I can’t take credit for any creative thinking here, but I had such an epiphany reading Fred Chong’s most recent post on the Long Tail that I had to write about it. In his post, Fred proposes a 4th force to be added to the three identified by Chris Anderson in The Long Tail:

  • democratize production
  • democratize distribution
  • connect buyers/sellers

To which Fred proposes to add “democratize capitalism.” My first impulse was confusion,
having had a fair amount of economic theory drilled into me at the University of Chicago,
and knowing that “capitalism” is clearly too broad as it encompases virtually all capitalistic economic theory.

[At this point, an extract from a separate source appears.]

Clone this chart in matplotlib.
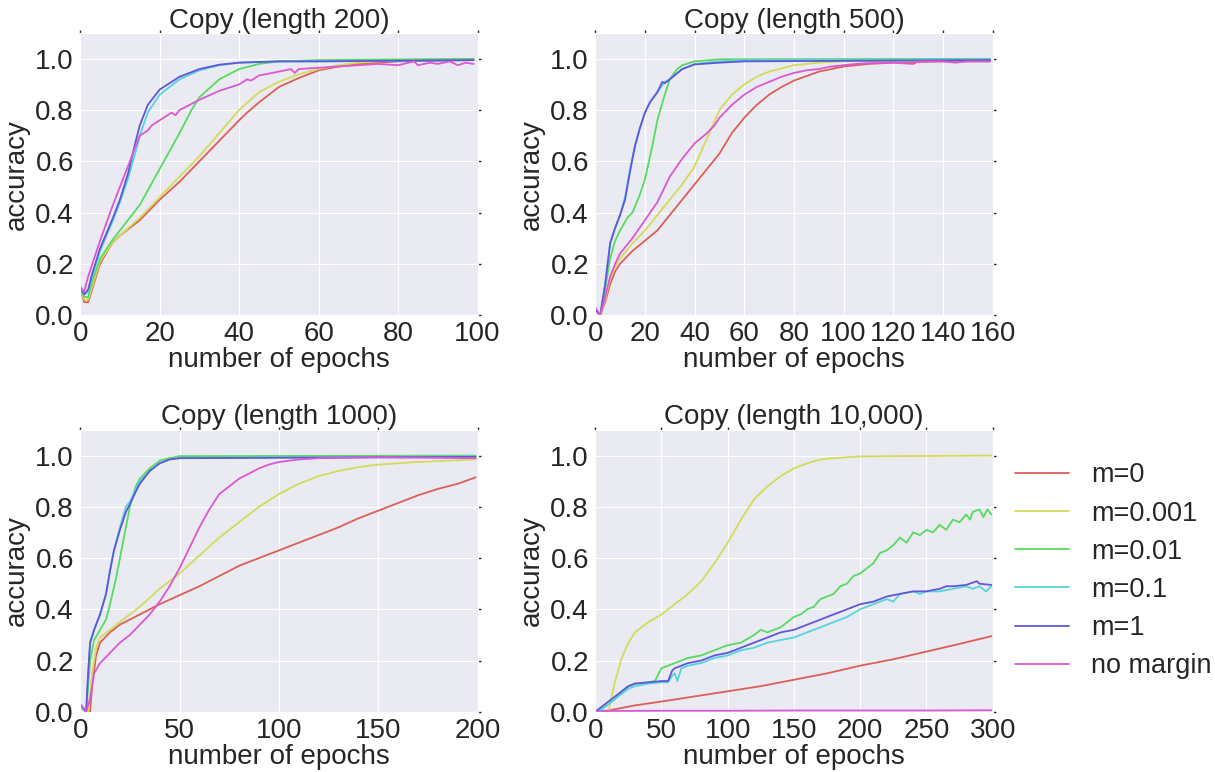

But, then I realized what Fred was really talking about was pricing, or monetization in
Web lingo. And it hit me! If you add pricing, the long tail forces correspond
EXACTLY to democratizing the 4ps of marketing, i.e., the go to market “forces” that every MBA student learns in marketing 101 and have solid microeconomic underpinnings (just the sort of perfectly structured idea that appeals to an ex scientist geek like me).

More plainly

product = democratize production
place = democratize distribution
promotion = connect buyers/sellers (or how about democratize promotion!)
price = democratize pricing

The microecconomic equivalents being commodity, transaction costs, information, and price
for the other econ geeks in the audience.

The relevance to SaaS and Web Applications being (as Fred discusses in his post) that
often pricing must be adjusted at the customer/transaction/user level in real time to bring SaaS and Web applications, e.g., Search advertising. But, the examples are not limited to SaaS products. Consider eBay and Priceline, both strong Long Tail examples that rely heavily on democratizing pricing, i.e., allowing a Long Tail seller negotiate or set a price directly for an individual buyer.

Notwithstanding my earlier post on the Long Tail, this (arguably more complete) model of the forces that enable the long tail provide the roadmap to mass customization for SaaS and Web applications.